There's only a health risk if they share the same food and water source. So the pet birds should be fine.


----------



## Oloturia (Jul 31, 2020)

Thank you. 

Anyway I now use two different pair of shoes when going on the balcony.
5 minutes ago I saw the parents, they look happy birds 

The spot is not very good anyway, it faces southwest and it's very hot in the afternoon.
In these days it's almost 40 °C :\ 

Two blackbirds who were nesting on my parents terrace made their nest under direct sunlight in a precarious site. After a while the nest collapsed, the eggs fell and they broke... they were like boiled!
It was strange because the other nest they made was inside a plant. The chicks were happy to stay there. I wonder why they didn't use the previous nest.
I guess parenting isn't easy for birds too.


----------



## Marina B (May 5, 2011)

You can put down a large dish of water to make things easier for the parents. But no food. Food will attract more pigeons, there will be a lot of fighting. Other pigeons will also attack the babies when they are older and the parents start leaving them by themselves during the day.


----------



## Oloturia (Jul 31, 2020)

Thank you for the advices.


----------



## Oloturia (Jul 31, 2020)

So here they are, the main characters of this event.

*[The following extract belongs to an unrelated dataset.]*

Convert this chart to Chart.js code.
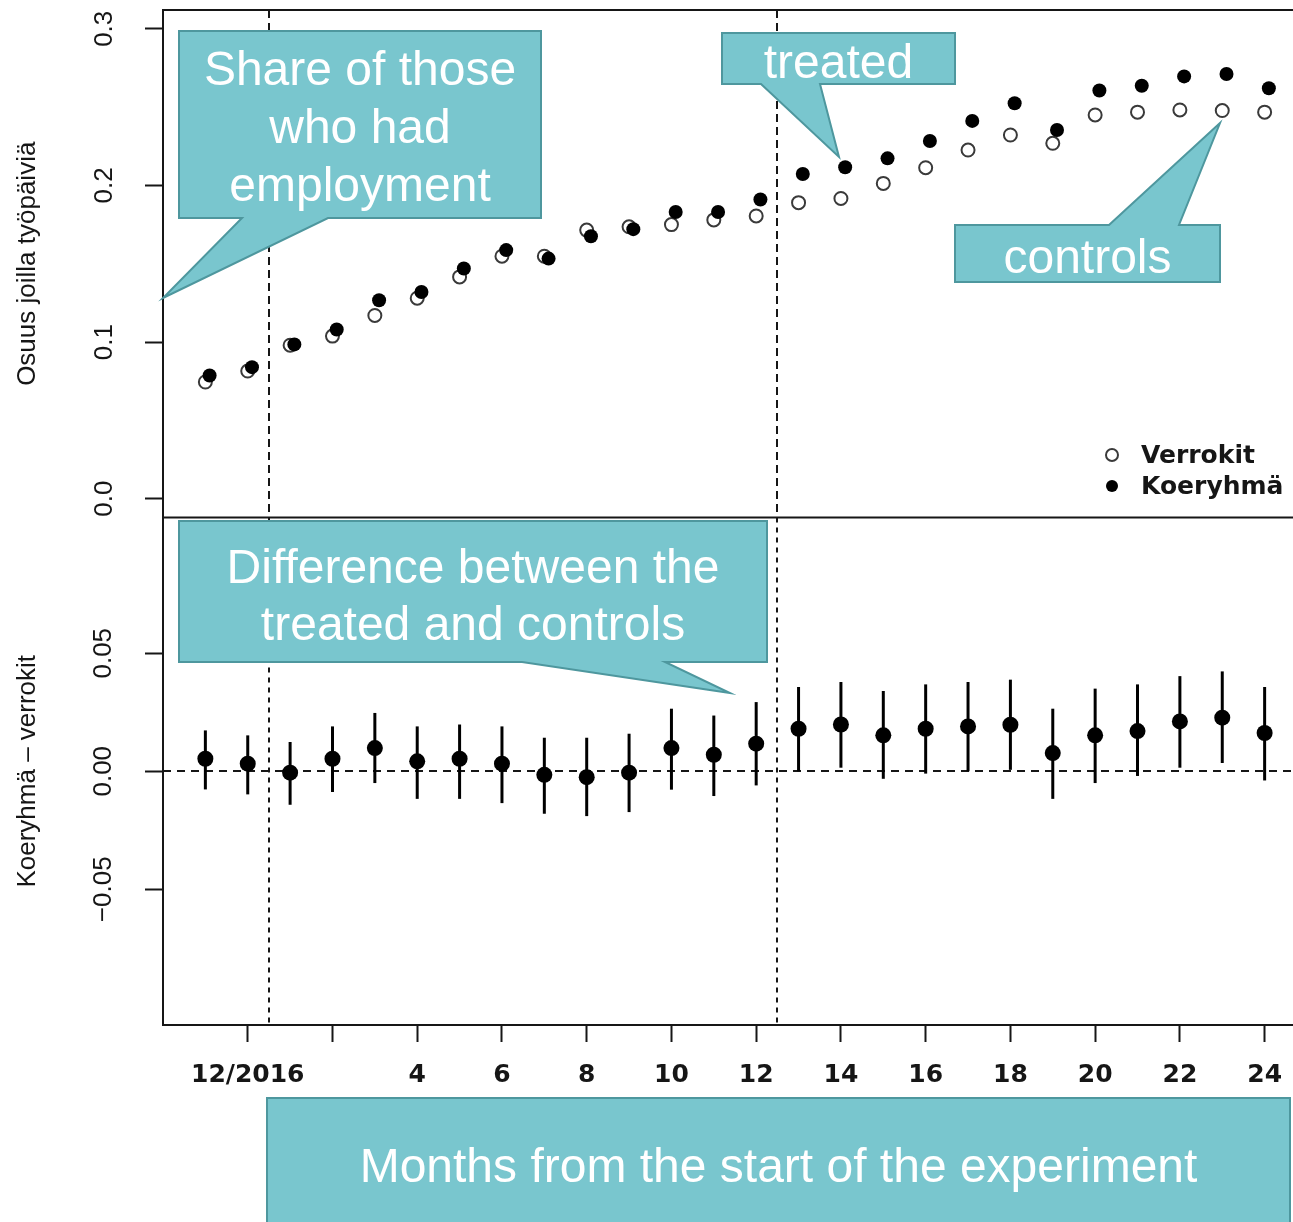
<!DOCTYPE html>
<html><head><meta charset="utf-8">
<script src="https://cdn.jsdelivr.net/npm/chart.js@4/dist/chart.umd.min.js"></script>
<style>html,body{margin:0;padding:0;background:#fff;overflow:hidden;width:1293px;height:1222px}canvas{display:block}</style>
</head><body><canvas id="c" width="1320" height="1222"></canvas>
<script>
// ---- data ----
const months = [-1,0,1,2,3,4,5,6,7,8,9,10,11,12,13,14,15,16,17,18,19,20,21,22,23,24];
const verrokit = [0.0745,0.0815,0.098,0.1038,0.117,0.128,0.1416,0.1548,0.1548,0.1715,0.1736,0.175,0.178,0.1805,0.189,0.1917,0.2013,0.2113,0.2226,0.2322,0.2269,0.245,0.2468,0.2482,0.2478,0.2468];
const koeryhma = [0.0787,0.084,0.0985,0.108,0.1267,0.132,0.147,0.1587,0.1533,0.1676,0.1721,0.183,0.183,0.191,0.2073,0.2116,0.2173,0.2284,0.2412,0.2525,0.2354,0.2606,0.2636,0.2696,0.2711,0.262];
const diffEst = [0.0053,0.0032,-0.0006,0.0053,0.0098,0.0042,0.0053,0.0032,-0.0015,-0.0025,-0.0006,0.0098,0.007,0.0117,0.018,0.0198,0.0152,0.018,0.019,0.0197,0.0077,0.0152,0.017,0.0211,0.0227,0.0162];
const diffLow = [-0.0077,-0.0098,-0.0142,-0.0088,-0.005,-0.0117,-0.0117,-0.0135,-0.018,-0.019,-0.0173,-0.0078,-0.0105,-0.006,0.0,0.0015,-0.0032,-0.001,0.0,0.0006,-0.0117,-0.005,-0.002,0.0015,0.0035,-0.0039];
const diffHigh = [0.0173,0.0152,0.0124,0.019,0.0247,0.019,0.0198,0.019,0.0142,0.0142,0.0159,0.0265,0.0236,0.0293,0.0357,0.0378,0.034,0.0368,0.0378,0.0388,0.0265,0.035,0.0368,0.0403,0.0423,0.0357];
const xTicks = [0,2,4,6,8,10,12,14,16,18,20,22,24];
const xTickLabels = ['12/2016','','4','6','8','10','12','14','16','18','20','22','24'];
const shareTicks = [0,0.1,0.2,0.3];
const shareTickLabels = ['0.0','0.1','0.2','0.3'];
const diffTicks = [-0.05,0,0.05];
const diffTickLabels = ['\u22120.05','0.00','0.05'];
const periodBreaks = [0.5,12.5];
const seriesNames = ['Verrokit','Koeryhmä'];
const axisTitles = ['Osuus joilla työpäiviä','Koeryhmä \u2013 verrokit'];
const treatedOffset = 0.1;
const calloutTexts = [
  ['Share of those','who had','employment'],
  ['treated'],
  ['controls'],
  ['Difference between the','treated and controls'],
  ['Months from the start of the experiment']
];

// ---- layout of overlay callouts (pixels) ----
const calloutShapes = [
  {poly:[[179,31],[541,31],[541,218],[328,218],[163,298],[242,218],[179,218]], cx:360, base:[85,143,201]},
  {poly:[[722,33],[955,33],[955,84],[820,84],[839,157],[761,84],[722,84]], cx:838.5, base:[78]},
  {poly:[[955,225],[1109,225],[1220,123],[1179,225],[1220,225],[1220,282],[955,282]], cx:1087.5, base:[273]},
  {poly:[[179,521],[767,521],[767,662],[665,662],[730,693],[522,662],[179,662]], cx:473, base:[583,640]},
  {poly:[[267,1098],[1290,1098],[1290,1240],[267,1240]], cx:778.5, base:[1182]}
];

const INK = '#161616';
const overlay = {
  id:'overlay',
  beforeDatasetsDraw(chart){
    const {ctx, chartArea:a, scales:{x, yShare, yDiff}} = chart;
    ctx.save();
    ctx.strokeStyle = INK; ctx.lineWidth = 2;
    ctx.beginPath();
    ctx.moveTo(a.left, yShare.top); ctx.lineTo(a.right, yShare.top);
    ctx.moveTo(a.left, yShare.bottom); ctx.lineTo(a.right, yShare.bottom);
    ctx.stroke();
    periodBreaks.forEach(b=>{
      const px = Math.round(x.getPixelForValue(b));
      ctx.setLineDash([8,5]);
      ctx.beginPath(); ctx.moveTo(px, yShare.top); ctx.lineTo(px, yShare.bottom); ctx.stroke();
      ctx.setLineDash([5,5]);
      ctx.beginPath(); ctx.moveTo(px, yDiff.top); ctx.lineTo(px, yDiff.bottom); ctx.stroke();
    });
    const z = Math.round(yDiff.getPixelForValue(0));
    ctx.setLineDash([8,6]);
    ctx.beginPath(); ctx.moveTo(a.left, z); ctx.lineTo(a.right, z); ctx.stroke();
    ctx.setLineDash([]); ctx.lineWidth = 3; ctx.strokeStyle = '#000';
    months.forEach((m,i)=>{
      const px = x.getPixelForValue(m);
      ctx.beginPath();
      ctx.moveTo(px, yDiff.getPixelForValue(diffLow[i]));
      ctx.lineTo(px, yDiff.getPixelForValue(diffHigh[i]));
      ctx.stroke();
    });
    ctx.restore();
  },
  afterDraw(chart){
    const ctx = chart.ctx;
    ctx.save();
    const ds = chart.data.datasets;
    const legendRows = [455, 486];
    ctx.font = 'bold 25px "DejaVu Sans"';
    ctx.textBaseline = 'middle'; ctx.textAlign = 'left'; ctx.fillStyle = INK;
    [0,1].forEach(k=>{
      const d = ds[k];
      ctx.beginPath(); ctx.arc(1112, legendRows[k], 6, 0, Math.PI*2);
      ctx.fillStyle = d.pointBackgroundColor; ctx.fill();
      if (d.pointBorderWidth) { ctx.lineWidth = d.pointBorderWidth; ctx.strokeStyle = d.pointBorderColor; ctx.stroke(); }
      ctx.fillStyle = INK;
      ctx.fillText(d.label, 1141, legendRows[k] + 1);
    });
    calloutShapes.forEach((c,k)=>{
      ctx.beginPath();
      c.poly.forEach((p,j)=> j ? ctx.lineTo(p[0],p[1]) : ctx.moveTo(p[0],p[1]));
      ctx.closePath();
      ctx.fillStyle = '#79C6CE'; ctx.fill();
      ctx.lineWidth = 2; ctx.strokeStyle = '#4E979E'; ctx.stroke();
      ctx.fillStyle = '#ffffff';
      ctx.font = '48px "Liberation Sans", Arial, sans-serif';
      ctx.textAlign = 'center'; ctx.textBaseline = 'alphabetic';
      calloutTexts[k].forEach((t,j)=> ctx.fillText(t, c.cx, c.base[j]));
    });
    ctx.restore();
  }
};

const tickFontY = {family:'"Liberation Sans", Arial, sans-serif', size:26};
const titleFont = {family:'"Liberation Sans", Arial, sans-serif', size:26};
const fitY = s => { s.width = 163; s.paddingTop = 0; s.paddingBottom = 0; };

new Chart(document.getElementById('c').getContext('2d'), {
  type:'scatter',
  data:{datasets:[
    {label:seriesNames[0], data:months.map((m,i)=>({x:m, y:verrokit[i]})), yAxisID:'yShare', order:2,
     pointRadius:6.5, pointBorderWidth:2, pointBorderColor:'#3a3a3a', pointBackgroundColor:'#ffffff'},
    {label:seriesNames[1], data:months.map((m,i)=>({x:m+treatedOffset, y:koeryhma[i]})), yAxisID:'yShare', order:1,
     pointRadius:7, pointBorderWidth:0, pointBorderColor:'#000', pointBackgroundColor:'#000000'},
    {label:'diff', data:months.map((m,i)=>({x:m, y:diffEst[i]})), yAxisID:'yDiff', order:0,
     pointRadius:8, pointBorderWidth:0, pointBackgroundColor:'#000000'}
  ]},
  options:{
    responsive:false, animation:false, devicePixelRatio:1, events:[],
    layout:{padding:{top:10, right:13, left:0, bottom:0}},
    plugins:{legend:{display:false}, tooltip:{enabled:false}},
    scales:{
      x:{type:'linear', position:'bottom', min:-2, max:25,
        afterBuildTicks:s=>{ s.ticks = xTicks.map(v=>({value:v})); },
        afterFit:s=>{ s.height = 197; s.paddingLeft = 0; s.paddingRight = 0; },
        ticks:{autoSkip:false, minRotation:0, maxRotation:0, padding:18, color:INK,
          font:{family:'"DejaVu Sans"', size:25, weight:'bold'},
          callback:v=>{ const i = xTicks.indexOf(v); return i>=0 ? xTickLabels[i] : ''; }},
        grid:{drawOnChartArea:false, drawTicks:true, tickLength:17, tickWidth:2, tickColor:INK},
        border:{display:true, color:INK, width:2}
      },
      yDiff:{type:'linear', position:'left', stack:'panels', stackWeight:1, min:-0.1075, max:0.1075,
        afterBuildTicks:s=>{ s.ticks = diffTicks.map(v=>({value:v})); },
        afterFit:fitY,
        ticks:{autoSkip:false, minRotation:90, maxRotation:90, crossAlign:'center', padding:8, color:INK, font:tickFontY,
          callback:v=>{ const i = diffTicks.findIndex(t=>Math.abs(t-v)<1e-9); return i>=0 ? diffTickLabels[i] : ''; }},
        grid:{drawOnChartArea:false, drawTicks:true, tickLength:18, tickWidth:2, tickColor:INK},
        border:{display:true, color:INK, width:2},
        title:{display:true, text:axisTitles[1], color:INK, font:titleFont, padding:{top:12, bottom:0}}
      },
      yShare:{type:'linear', position:'left', stack:'panels', stackWeight:1, min:-0.012, max:0.312,
        afterBuildTicks:s=>{ s.ticks = shareTicks.map(v=>({value:v})); },
        afterFit:fitY,
        ticks:{autoSkip:false, minRotation:90, maxRotation:90, crossAlign:'center', padding:22, color:INK, font:tickFontY,
          callback:v=>{ const i = shareTicks.findIndex(t=>Math.abs(t-v)<1e-9); return i>=0 ? shareTickLabels[i] : ''; }},
        grid:{drawOnChartArea:false, drawTicks:true, tickLength:18, tickWidth:2, tickColor:INK},
        border:{display:true, color:INK, width:2},
        title:{display:true, text:axisTitles[0], color:INK, font:titleFont, padding:{top:12, bottom:0}}
      }
    }
  },
  plugins:[overlay]
});
</script></body></html>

The pigeon, taking care of her eggs (the male visits her in the morning), and Albertino and Gastone.


----------



## Marina B (May 5, 2011)

So cute. You will enjoy watching the babies grow.


----------



## Oloturia (Jul 31, 2020)

it hatched!


----------



## Marina B (May 5, 2011)

That's nice!


----------



## Oloturia (Jul 31, 2020)

pretty bird 

(the other egg did not hatch)


----------